• [Written request]: In the lines below, output everything from the first line through the line containing "13.5, 12.7, 11.8, 9.8, 8.3, 7.2, 6.7, 6.0, 6.0, 5.4, 5.4]" exactly as it is. Pictures are not part of the output.
--- begin ---
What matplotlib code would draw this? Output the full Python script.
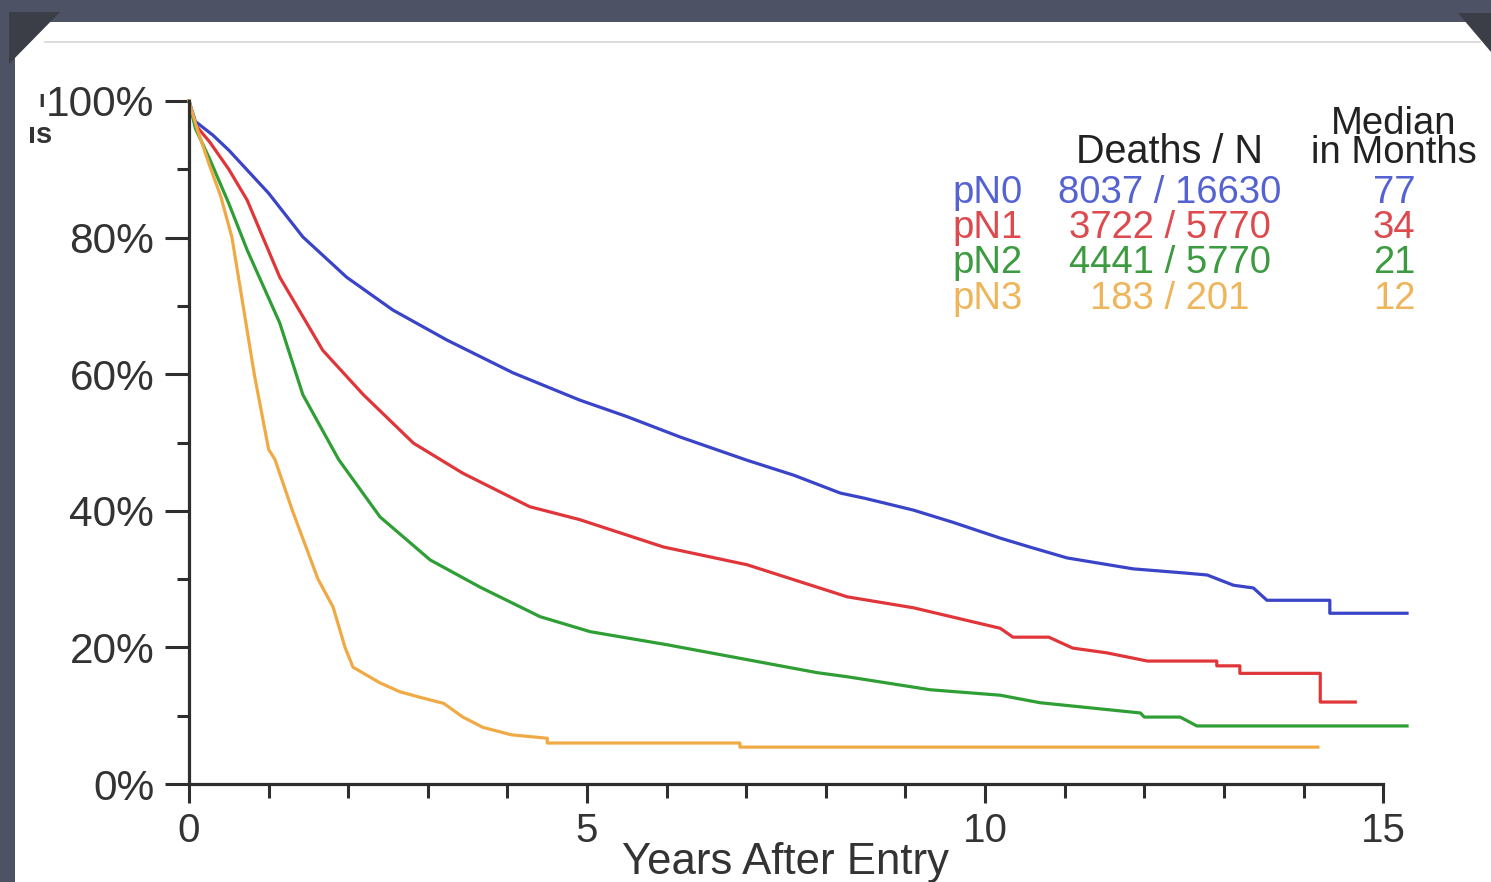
import matplotlib
matplotlib.use("Agg")
import matplotlib.pyplot as plt
from matplotlib.patches import Rectangle, Polygon
from matplotlib.lines import Line2D

plt.rcParams['font.family'] = ['Liberation Sans', 'DejaVu Sans']

# ---------------- data ----------------
groups = ['pN0', 'pN1', 'pN2', 'pN3']
deaths = [8037, 3722, 4441, 183]
totals = [16630, 5770, 5770, 201]
medians = [77, 34, 21, 12]

t_pn0 = [0, 0.08, 0.3, 0.5, 0.73, 1.0, 1.43, 1.98, 2.56, 3.24, 4.07, 4.91, 5.5, 6.17, 7.01, 7.6,
         8.18, 8.5, 9.1, 9.6, 10.19, 10.56, 11.03, 11.86, 12.5, 12.79, 13.12, 13.37, 13.54,
         14.33, 14.33, 15.3]
s_pn0 = [100, 97.0, 95.0, 92.8, 89.9, 86.5, 80.1, 74.2, 69.4, 65.0, 60.2, 56.2, 53.8, 50.8, 47.4, 45.2,
         42.6, 41.8, 40.1, 38.3, 36.0, 34.7, 33.1, 31.5, 30.9, 30.6, 29.1, 28.7, 26.9,
         26.9, 25.0, 25.0]

t_pn1 = [0, 0.08, 0.26, 0.5, 0.73, 1.14, 1.68, 2.19, 2.82, 3.44, 4.28, 4.91, 5.96, 7.01, 8.27, 9.1,
         10.19, 10.35, 10.8, 11.1, 11.53, 12.04, 12.91, 12.91, 13.2, 13.2, 14.21, 14.21, 14.65]
s_pn1 = [100, 96.5, 94.0, 90.0, 85.5, 74.2, 63.5, 57.0, 49.9, 45.5, 40.6, 38.7, 34.7, 32.1, 27.4, 25.8,
         22.8, 21.5, 21.5, 19.9, 19.2, 18.0, 18.0, 17.3, 17.3, 16.2, 16.2, 12.0, 12.0]

t_pn2 = [0, 0.08, 0.26, 0.5, 0.73, 1.14, 1.43, 1.88, 2.4, 3.03, 3.66, 4.41, 5.04, 6.0, 6.83, 7.89,
         8.27, 9.31, 10.19, 10.69, 11.95, 12.0, 12.45, 12.66, 15.3]
s_pn2 = [100, 96.0, 91.5, 85.0, 78.2, 67.5, 57.0, 47.5, 39.1, 32.8, 28.8, 24.5, 22.3, 20.4, 18.6, 16.3,
         15.7, 13.8, 13.0, 11.9, 10.4, 9.8, 9.8, 8.5, 8.5]

t_pn3 = [0, 0.1, 0.26, 0.4, 0.54, 0.68, 0.82, 1.0, 1.08, 1.3, 1.62, 1.81, 1.96, 2.06, 2.4, 2.65,
         2.9, 3.2, 3.44, 3.69, 4.05, 4.5, 4.5, 6.92, 6.92, 14.18]
s_pn3 = [100, 96.0, 90.5, 86.0, 80.0, 70.0, 60.0, 49.0, 47.5, 40.0, 30.0, 25.9, 20.0, 17.1, 14.8,
         13.5, 12.7, 11.8, 9.8, 8.3, 7.2, 6.7, 6.0, 6.0, 5.4, 5.4]

x_major = [0, 5, 10, 15]
y_major = [0, 20, 40, 60, 80, 100]
y_labels = ['0%', '20%', '40%', '60%', '80%', '100%']

curve_colors = ['#3a44c8', '#e0363a', '#2f9e35', '#f0aa45']
text_colors = ['#5563d2', '#dc4a4e', '#3c9a40', '#eeb55a']

# ---------------- figure ----------------
W, H = 1491, 882
fig = plt.figure(figsize=(W / 100, H / 100), dpi=100)
fig.patch.set_facecolor('#4d5364')

def fx(x):
    return x / W

def fy(y):
    return 1 - y / H

# white slide panel
fig.patches.append(Rectangle((fx(15), 0), fx(W - 15), 1 - 22 / H, transform=fig.transFigure,
                             facecolor='white', edgecolor='none', zorder=-10))
# thin rule near the top of the panel
fig.lines.append(Line2D([fx(45), fx(1480)], [fy(42), fy(42)], transform=fig.transFigure,
                        color='#d6d6d6', lw=1.2, zorder=-9))
# dark photo-corner decorations
fig.patches.append(Polygon([(fx(9), fy(12)), (fx(60), fy(12)), (fx(9), fy(64))], closed=True,
                           transform=fig.transFigure, facecolor='#3b3e46', edgecolor='none',
                           zorder=-8))
fig.patches.append(Polygon([(fx(1458), fy(13)), (fx(1491), fy(13)), (fx(1491), fy(52))], closed=True,
                           transform=fig.transFigure, facecolor='#3b3e46', edgecolor='none',
                           zorder=-8))

ax = fig.add_axes([fx(189), fy(784), (1415 - 189) / W, (784 - 101) / H])
ax.set_zorder(5)
ax.set_facecolor('none')
ax.set_xlim(0, 15.4)
ax.set_ylim(0, 100)

for sp in ['top', 'right']:
    ax.spines[sp].set_visible(False)
for sp in ['left', 'bottom']:
    ax.spines[sp].set_color('#2e2e2e')
    ax.spines[sp].set_linewidth(2.3)
ax.spines['bottom'].set_bounds(0, 15)

ax.set_xticks(x_major)
ax.set_xticklabels([str(v) for v in x_major])
ax.set_xticks(range(0, 16), minor=True)
ax.set_yticks(y_major)
ax.set_yticklabels(y_labels)
ax.set_yticks(range(0, 101, 10), minor=True)

ax.tick_params(axis='y', which='major', direction='out', length=17, width=2.2,
               color='#2e2e2e', labelsize=30.5, labelcolor='#333333', pad=8)
ax.tick_params(axis='y', which='minor', direction='out', length=9, width=2.2, color='#2e2e2e')
ax.tick_params(axis='x', which='major', direction='out', length=14, width=2.2,
               color='#2e2e2e', labelsize=29, labelcolor='#333333', pad=6)
ax.tick_params(axis='x', which='minor', direction='out', length=10, width=2.2, color='#2e2e2e')

series = [(t_pn0, s_pn0), (t_pn1, s_pn1), (t_pn2, s_pn2), (t_pn3, s_pn3)]
for (tt, ss), c in zip(series, curve_colors):
    ax.plot(tt, ss, color=c, lw=2.3, clip_on=False, solid_joinstyle='round')

ax.set_xlabel('Years After Entry', fontsize=31.5, color='#333333')
ax.xaxis.label.set_va('baseline')
ax.xaxis.set_label_coords(fx(785), fy(874), transform=fig.transFigure)

# legend-like table
fs = 27.5
fig.text(fx(1394), fy(163), 'Median\nin Months', fontsize=fs, color='#222222', ha='center',
         va='baseline', multialignment='center', linespacing=0.74, zorder=6)
fig.text(fx(1170), fy(163), 'Deaths / N', fontsize=28.5, color='#222222', ha='center', va='baseline',
         zorder=6)
row_base = [203, 238, 273, 309]
for g, d, n, m, c, yb in zip(groups, deaths, totals, medians, text_colors, row_base):
    fig.text(fx(952), fy(yb), g, fontsize=fs, color=c, ha='left', va='baseline', zorder=6)
    fig.text(fx(1170), fy(yb), f'{d} / {n}', fontsize=fs, color=c, ha='center', va='baseline',
             zorder=6)
    fig.text(fx(1394), fy(yb), str(m), fontsize=fs, color=c, ha='center', va='baseline', zorder=6)

# cropped remnants of an axis title at the left edge
fig.text(fx(28), fy(143), '\u0131s', fontsize=21, color='#333333', ha='left', va='baseline',
         fontweight='bold', zorder=6)
fig.text(fx(38), fy(107), '\u0131', fontsize=17, color='#333333', ha='left', va='baseline',
         fontweight='bold', zorder=6)

fig.savefig('out.png', dpi=100, facecolor=fig.get_facecolor())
--- end ---
• [Task answer]:
What matplotlib code would draw this? Output the full Python script.
import matplotlib
matplotlib.use("Agg")
import matplotlib.pyplot as plt
from matplotlib.patches import Rectangle, Polygon
from matplotlib.lines import Line2D

plt.rcParams['font.family'] = ['Liberation Sans', 'DejaVu Sans']

# ---------------- data ----------------
groups = ['pN0', 'pN1', 'pN2', 'pN3']
deaths = [8037, 3722, 4441, 183]
totals = [16630, 5770, 5770, 201]
medians = [77, 34, 21, 12]

t_pn0 = [0, 0.08, 0.3, 0.5, 0.73, 1.0, 1.43, 1.98, 2.56, 3.24, 4.07, 4.91, 5.5, 6.17, 7.01, 7.6,
         8.18, 8.5, 9.1, 9.6, 10.19, 10.56, 11.03, 11.86, 12.5, 12.79, 13.12, 13.37, 13.54,
         14.33, 14.33, 15.3]
s_pn0 = [100, 97.0, 95.0, 92.8, 89.9, 86.5, 80.1, 74.2, 69.4, 65.0, 60.2, 56.2, 53.8, 50.8, 47.4, 45.2,
         42.6, 41.8, 40.1, 38.3, 36.0, 34.7, 33.1, 31.5, 30.9, 30.6, 29.1, 28.7, 26.9,
         26.9, 25.0, 25.0]

t_pn1 = [0, 0.08, 0.26, 0.5, 0.73, 1.14, 1.68, 2.19, 2.82, 3.44, 4.28, 4.91, 5.96, 7.01, 8.27, 9.1,
         10.19, 10.35, 10.8, 11.1, 11.53, 12.04, 12.91, 12.91, 13.2, 13.2, 14.21, 14.21, 14.65]
s_pn1 = [100, 96.5, 94.0, 90.0, 85.5, 74.2, 63.5, 57.0, 49.9, 45.5, 40.6, 38.7, 34.7, 32.1, 27.4, 25.8,
         22.8, 21.5, 21.5, 19.9, 19.2, 18.0, 18.0, 17.3, 17.3, 16.2, 16.2, 12.0, 12.0]

t_pn2 = [0, 0.08, 0.26, 0.5, 0.73, 1.14, 1.43, 1.88, 2.4, 3.03, 3.66, 4.41, 5.04, 6.0, 6.83, 7.89,
         8.27, 9.31, 10.19, 10.69, 11.95, 12.0, 12.45, 12.66, 15.3]
s_pn2 = [100, 96.0, 91.5, 85.0, 78.2, 67.5, 57.0, 47.5, 39.1, 32.8, 28.8, 24.5, 22.3, 20.4, 18.6, 16.3,
         15.7, 13.8, 13.0, 11.9, 10.4, 9.8, 9.8, 8.5, 8.5]

t_pn3 = [0, 0.1, 0.26, 0.4, 0.54, 0.68, 0.82, 1.0, 1.08, 1.3, 1.62, 1.81, 1.96, 2.06, 2.4, 2.65,
         2.9, 3.2, 3.44, 3.69, 4.05, 4.5, 4.5, 6.92, 6.92, 14.18]
s_pn3 = [100, 96.0, 90.5, 86.0, 80.0, 70.0, 60.0, 49.0, 47.5, 40.0, 30.0, 25.9, 20.0, 17.1, 14.8,
         13.5, 12.7, 11.8, 9.8, 8.3, 7.2, 6.7, 6.0, 6.0, 5.4, 5.4]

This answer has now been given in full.